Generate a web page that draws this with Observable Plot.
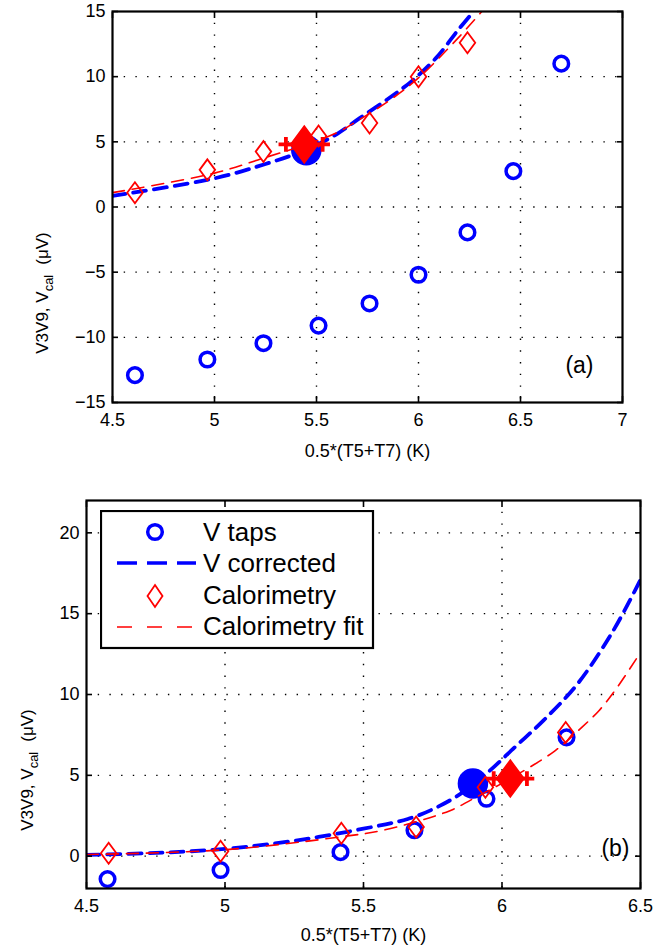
<!DOCTYPE html>
<html>
<head>
<meta charset="utf-8">
<script src="https://cdn.jsdelivr.net/npm/d3@7"></script>
<script src="https://cdn.jsdelivr.net/npm/@observablehq/plot@0.6"></script>
<style>
  html, body { margin: 0; padding: 0; background: white; }
  #wrap { position: relative; width: 668px; height: 949px; font-family: 'Liberation Sans', Arial, sans-serif; }
  #wrap svg { display: block; }
  #legend { position: absolute; left: 100px; top: 510px; }
</style>
</head>
<body>
<div id="wrap"></div>
<script>
// ---------- Panel (a) data ----------
const aTapsX = [4.61, 4.965, 5.24, 5.51, 5.76, 6.0, 6.24, 6.465, 6.70];
const aTapsY = [-12.9, -11.7, -10.45, -9.1, -7.4, -5.2, -1.95, 2.75, 11.0];
const aCalX  = [4.61, 4.965, 5.24, 5.51, 5.76, 6.0, 6.24];
const aCalY  = [1.1, 2.85, 4.25, 5.45, 6.45, 10.0, 12.6];
const aCorrX = [4.5, 5.0, 5.25, 5.45, 5.6, 5.71, 5.86, 5.97, 6.09, 6.19, 6.27];
const aCorrY = [0.85, 2.2, 3.3, 4.4, 5.6, 6.8, 8.4, 9.7, 11.5, 13.5, 15.0];
const aFitX  = [4.5, 5.0, 5.25, 5.45, 5.6, 5.71, 5.86, 6.0, 6.19, 6.31];
const aFitY  = [1.1, 2.6, 3.8, 4.8, 5.7, 6.7, 8.2, 9.9, 12.9, 15.0];
const aBigTap = {x: 5.45, y: 4.35};
const aBigCal = {x: 5.44, y: 4.8, err: 0.09};
const aXTicks = [4.5, 5, 5.5, 6, 6.5, 7];
const aYTicks = [-15, -10, -5, 0, 5, 10, 15];
const aXGrid = [5, 5.5, 6, 6.5];
const aYGrid = [-10, -5, 0, 5, 10];

// ---------- Panel (b) data ----------
const bTapsX = [4.576, 4.984, 5.417, 5.684, 5.944, 6.233];
const bTapsY = [-1.42, -0.86, 0.25, 1.6, 3.55, 7.35];
const bCalX  = [4.58, 4.984, 5.42, 5.69, 5.94, 6.23];
const bCalY  = [0.18, 0.3, 1.42, 1.8, 4.26, 7.65];
const bCorrX = [4.5, 4.75, 5.0, 5.25, 5.5, 5.66, 5.75, 5.85, 5.95, 6.05, 6.15, 6.27, 6.4, 6.5];
const bCorrY = [0.08, 0.2, 0.45, 0.95, 1.7, 2.3, 2.9, 3.85, 5.2, 6.8, 8.4, 10.6, 13.9, 17.1];
const bFitX  = [4.5, 5.0, 5.42, 5.57, 5.81, 5.89, 6.03, 6.19, 6.29, 6.35, 6.41, 6.5];
const bFitY  = [0.1, 0.4, 1.2, 1.6, 2.8, 3.5, 4.8, 6.5, 8.0, 9.0, 10.3, 12.6];
const bBigTap = {x: 5.895, y: 4.5};
const bBigCal = {x: 6.03, y: 4.8, err: 0.06};
const bXTicks = [4.5, 5, 5.5, 6, 6.5];
const bYTicks = [0, 5, 10, 15, 20];
const bXGrid = [5, 5.5, 6];
const bYGrid = [0, 5, 10, 15, 20];

const legendLabels = ["V taps", "V corrected", "Calorimetry", "Calorimetry fit"];
const xTitle = "0.5*(T5+T7) (K)";

const BLUE = "#0000ff", RED = "#ff0000";
const fmt = d => d < 0 ? "\u2212" + Math.abs(d) : String(d);

// tall diamond (MATLAB 'd' marker look)
const tallDiamond = {
  draw(ctx, size) {
    const r = Math.sqrt(size / Math.PI);
    const w = r * 0.74;
    ctx.moveTo(0, -r); ctx.lineTo(w, 0); ctx.lineTo(0, r); ctx.lineTo(-w, 0); ctx.closePath();
  }
};

const zip = (X, Y) => X.map((x, i) => ({x, y: Y[i]}));

function panel(cfg) {
  const taps = zip(cfg.tapsX, cfg.tapsY);
  const cal = zip(cfg.calX, cfg.calY);
  const corr = zip(cfg.corrX, cfg.corrY);
  const fit = zip(cfg.fitX, cfg.fitY);
  const bc = cfg.bigCal;
  const ends = [{x: bc.x - bc.err, y: bc.y}, {x: bc.x + bc.err, y: bc.y}];
  return Plot.plot({
    width: 668, height: cfg.height,
    marginLeft: cfg.ml, marginRight: cfg.mr, marginTop: cfg.mt, marginBottom: cfg.mb,
    x: {domain: cfg.xDomain},
    y: {domain: cfg.yDomain},
    style: {fontFamily: "'Liberation Sans', Arial, sans-serif", fontSize: "18px", background: "white", color: "black", overflow: "visible"},
    marks: [
      Plot.gridX({ticks: cfg.xGrid, stroke: "black", strokeOpacity: 1, strokeWidth: 1.4, strokeDasharray: "1.4,10.3"}),
      Plot.gridY({ticks: cfg.yGrid, stroke: "black", strokeOpacity: 1, strokeWidth: 1.4, strokeDasharray: "1.4,10.3"}),
      Plot.dot(taps, {x: "x", y: "y", r: 7.3, stroke: BLUE, strokeWidth: 3.5, fill: "none"}),
      Plot.dot([cfg.bigTap], {x: "x", y: "y", r: 14.5, fill: BLUE, stroke: BLUE}),
      Plot.line(corr, {x: "x", y: "y", curve: "catmull-rom", stroke: BLUE, strokeWidth: 3.8, strokeDasharray: "13,8", clip: true}),
      Plot.dot(cal, {x: "x", y: "y", r: 10.5, symbol: tallDiamond, stroke: RED, strokeWidth: 1.8, fill: "none"}),
      Plot.line(fit, {x: "x", y: "y", curve: "catmull-rom", stroke: RED, strokeWidth: 1.6, strokeDasharray: "12,8", clip: true}),
      Plot.ruleY([bc], {y: "y", x1: d => d.x - d.err, x2: d => d.x + d.err, stroke: RED, strokeWidth: 3.5}),
      Plot.dot(ends, {x: "x", y: "y", symbol: "plus", r: 4.8, stroke: RED, strokeWidth: 3.8}),
      Plot.dot([bc], {x: "x", y: "y", r: 18.5, symbol: tallDiamond, fill: RED, stroke: RED}),
      Plot.text([cfg.tag], {frameAnchor: "bottom-right", textAnchor: "end", lineAnchor: "middle", dx: cfg.tagDx, dy: cfg.tagDy, fontSize: 23}),
      Plot.text([xTitle], {frameAnchor: "bottom", lineAnchor: "middle", dy: cfg.xTitleDy, fontSize: 18}),
      Plot.axisX({anchor: "bottom", ticks: cfg.xTicks, tickSize: 0, tickPadding: 11, tickFormat: fmt, label: null}),
      Plot.axisY({anchor: "left", ticks: cfg.yTicks, tickSize: 0, tickPadding: 7, tickFormat: fmt, label: null}),
      Plot.axisX({anchor: "bottom", ticks: cfg.xTicks, tickSize: -6, strokeWidth: 1.6, tickFormat: () => "", label: null}),
      Plot.axisX({anchor: "top", ticks: cfg.xTicks, tickSize: -6, strokeWidth: 1.6, tickFormat: () => "", label: null}),
      Plot.axisY({anchor: "left", ticks: cfg.yTicks, tickSize: -6, strokeWidth: 1.6, tickFormat: () => "", label: null}),
      Plot.axisY({anchor: "right", ticks: cfg.yTicks, tickSize: -6, strokeWidth: 1.6, tickFormat: () => "", label: null}),
      Plot.frame({stroke: "black", strokeWidth: 2.2})
    ]
  });
}

function addYLabel(svg, x, y) {
  const t = d3.select(svg).append("text")
    .attr("transform", `translate(${x},${y}) rotate(-90)`)
    .attr("font-size", 17).attr("fill", "black")
    .attr("font-family", "'Liberation Sans', Arial, sans-serif");
  t.append("tspan").text("V3V9, V");
  t.append("tspan").attr("font-size", 13).attr("dy", 5).text("cal");
  t.append("tspan").attr("dy", -5).attr("dx", 10).text("(\u03bcV)");
}

const wrap = document.getElementById("wrap");

const svgA = panel({
  height: 470, ml: 112, mr: 46, mt: 11, mb: 68,
  xDomain: [4.5, 7], yDomain: [-15, 15],
  tapsX: aTapsX, tapsY: aTapsY, calX: aCalX, calY: aCalY,
  corrX: aCorrX, corrY: aCorrY, fitX: aFitX, fitY: aFitY,
  bigTap: aBigTap, bigCal: aBigCal,
  xTicks: aXTicks, yTicks: aYTicks, xGrid: aXGrid, yGrid: aYGrid,
  tag: "(a)", tagDx: -29, tagDy: -37, xTitleDy: 49
});
addYLabel(svgA, 48, 293);
wrap.appendChild(svgA);

const svgB = panel({
  height: 479, ml: 86, mr: 28, mt: 30, mb: 61,
  xDomain: [4.5, 6.5], yDomain: [-2, 22],
  tapsX: bTapsX, tapsY: bTapsY, calX: bCalX, calY: bCalY,
  corrX: bCorrX, corrY: bCorrY, fitX: bFitX, fitY: bFitY,
  bigTap: bBigTap, bigCal: bBigCal,
  xTicks: bXTicks, yTicks: bYTicks, xGrid: bXGrid, yGrid: bYGrid,
  tag: "(b)", tagDx: -11, tagDy: -40, xTitleDy: 47
});
addYLabel(svgB, 33, 300);
wrap.appendChild(svgB);

// ---------- Legend (panel b) ----------
const lg = d3.select(wrap).append("svg").attr("id", "legend")
  .attr("width", 275).attr("height", 140);
lg.append("rect").attr("x", 1).attr("y", 1).attr("width", 272).attr("height", 137)
  .attr("fill", "white").attr("stroke", "black").attr("stroke-width", 2.2);
const rowsY = [22, 53, 86, 117];
const baseY = [31, 62, 94, 125];
lg.append("circle").attr("cx", 55).attr("cy", rowsY[0]).attr("r", 7.3)
  .attr("fill", "none").attr("stroke", BLUE).attr("stroke-width", 3.5);
lg.append("line").attr("x1", 17).attr("x2", 96).attr("y1", rowsY[1]).attr("y2", rowsY[1])
  .attr("stroke", BLUE).attr("stroke-width", 3.6).attr("stroke-dasharray", "20,10");
lg.append("path").attr("d", `M55,${rowsY[2]-11}L62.5,${rowsY[2]}L55,${rowsY[2]+11}L47.5,${rowsY[2]}Z`)
  .attr("fill", "none").attr("stroke", RED).attr("stroke-width", 1.8);
lg.append("line").attr("x1", 17).attr("x2", 96).attr("y1", rowsY[3]).attr("y2", rowsY[3])
  .attr("stroke", RED).attr("stroke-width", 1.6).attr("stroke-dasharray", "15,15");
legendLabels.forEach((s, i) => {
  lg.append("text").attr("x", 103).attr("y", baseY[i]).attr("font-size", 26)
    .attr("font-family", "'Liberation Sans', Arial, sans-serif").attr("fill", "black").text(s);
});
</script>
</body>
</html>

> **Objective**
Skip the pictures, please, and transcribe only the lines from the beginning of the material through the one that contains "const aYGrid = [-10, -5, 0, 5, 10];".

> **Exercise result**
Generate a web page that draws this with Observable Plot.
<!DOCTYPE html>
<html>
<head>
<meta charset="utf-8">
<script src="https://cdn.jsdelivr.net/npm/d3@7"></script>
<script src="https://cdn.jsdelivr.net/npm/@observablehq/plot@0.6"></script>
<style>
  html, body { margin: 0; padding: 0; background: white; }
  #wrap { position: relative; width: 668px; height: 949px; font-family: 'Liberation Sans', Arial, sans-serif; }
  #wrap svg { display: block; }
  #legend { position: absolute; left: 100px; top: 510px; }
</style>
</head>
<body>
<div id="wrap"></div>
<script>
// ---------- Panel (a) data ----------
const aTapsX = [4.61, 4.965, 5.24, 5.51, 5.76, 6.0, 6.24, 6.465, 6.70];
const aTapsY = [-12.9, -11.7, -10.45, -9.1, -7.4, -5.2, -1.95, 2.75, 11.0];
const aCalX  = [4.61, 4.965, 5.24, 5.51, 5.76, 6.0, 6.24];
const aCalY  = [1.1, 2.85, 4.25, 5.45, 6.45, 10.0, 12.6];
const aCorrX = [4.5, 5.0, 5.25, 5.45, 5.6, 5.71, 5.86, 5.97, 6.09, 6.19, 6.27];
const aCorrY = [0.85, 2.2, 3.3, 4.4, 5.6, 6.8, 8.4, 9.7, 11.5, 13.5, 15.0];
const aFitX  = [4.5, 5.0, 5.25, 5.45, 5.6, 5.71, 5.86, 6.0, 6.19, 6.31];
const aFitY  = [1.1, 2.6, 3.8, 4.8, 5.7, 6.7, 8.2, 9.9, 12.9, 15.0];
const aBigTap = {x: 5.45, y: 4.35};
const aBigCal = {x: 5.44, y: 4.8, err: 0.09};
const aXTicks = [4.5, 5, 5.5, 6, 6.5, 7];
const aYTicks = [-15, -10, -5, 0, 5, 10, 15];
const aXGrid = [5, 5.5, 6, 6.5];
const aYGrid = [-10, -5, 0, 5, 10];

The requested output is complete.